Early in his career Richards was drawn to painting the coast and sea, and he earned great acclaim as one of the finest and most successful American marine painters. The works he exhibited combined his keen interest in the poetic drama of nature with an unfailing attention to detail. In Conanicut, Rhode Island, Richards's artistic strengths come together to create a dynamic rendering of the landscape he loved.

William Trost Richards was born in Philadelphia and attended Central High School, where such men as Thomas Eakins and Peter A. B. Widener also went to school. His formal education ended at the age of thirteen, as he had to help support his family. Richards trained as a designer of ornamental metalwork and while doing so he also studied draftsmanship and painting under Paul Weber. He probably took art lessons at the Pennsylvania Academy of the Fine Arts, where he first exhibited in 1852. The following year he was elected as a full academician there.

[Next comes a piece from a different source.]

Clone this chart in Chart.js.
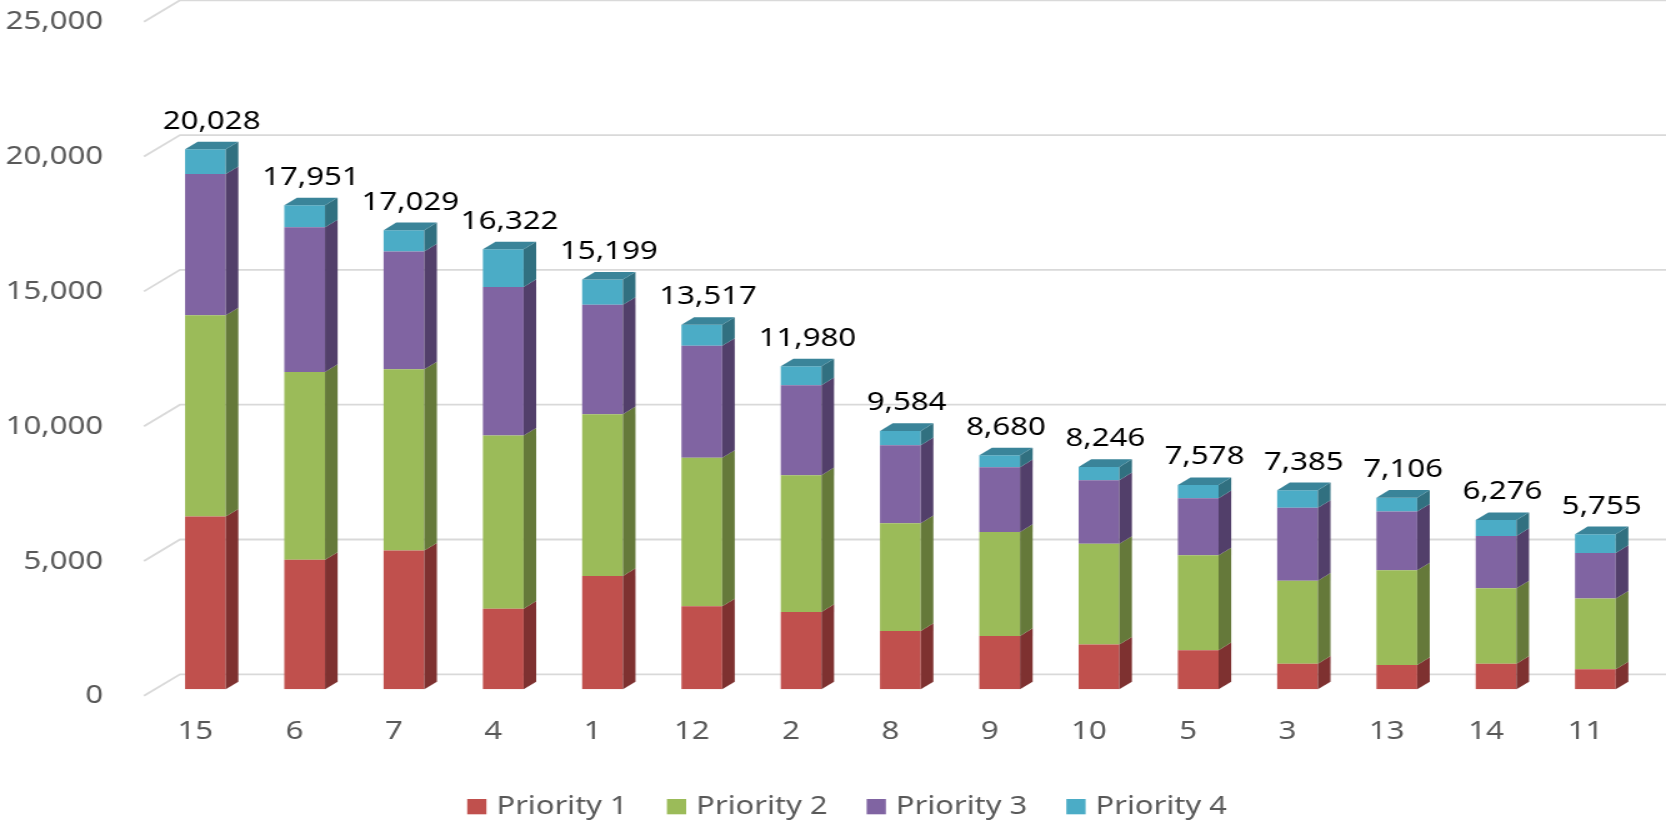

In 1855–56 he toured Europe and studied for several months in Düsseldorf, but he eventually grew tired of the contemporary European landscape and returned to Philadelphia.

Richards received a medal at the Centennial Exposition in Philadelphia in 1876, the Temple Medal from the Pennsylvania Academy of the Fine Arts in 1885 and a Bronze Medal at the Paris Exposition in 1889. Richards was a member of the American Water Color Society and an honorary member of the National Academy of Design, where he exhibited from 1861 to 1899. His work is represented in the collections of the Boston Museum of Fine Arts, the Brooklyn Museum, the Newark Museum, Fogg Art Museum of Harvard University, St. Louis Art Museum, the Adirondack Museum, Smithsonian Institution, Cooper-Hewitt Museum, Cleveland Museum of Art, Metropolitan Museum of Art, Vassar College Art Gallery, Corcoran Gallery of Art, the Pennsylvania Academy of the Fine Arts, and the Philadelphia Museum of Art.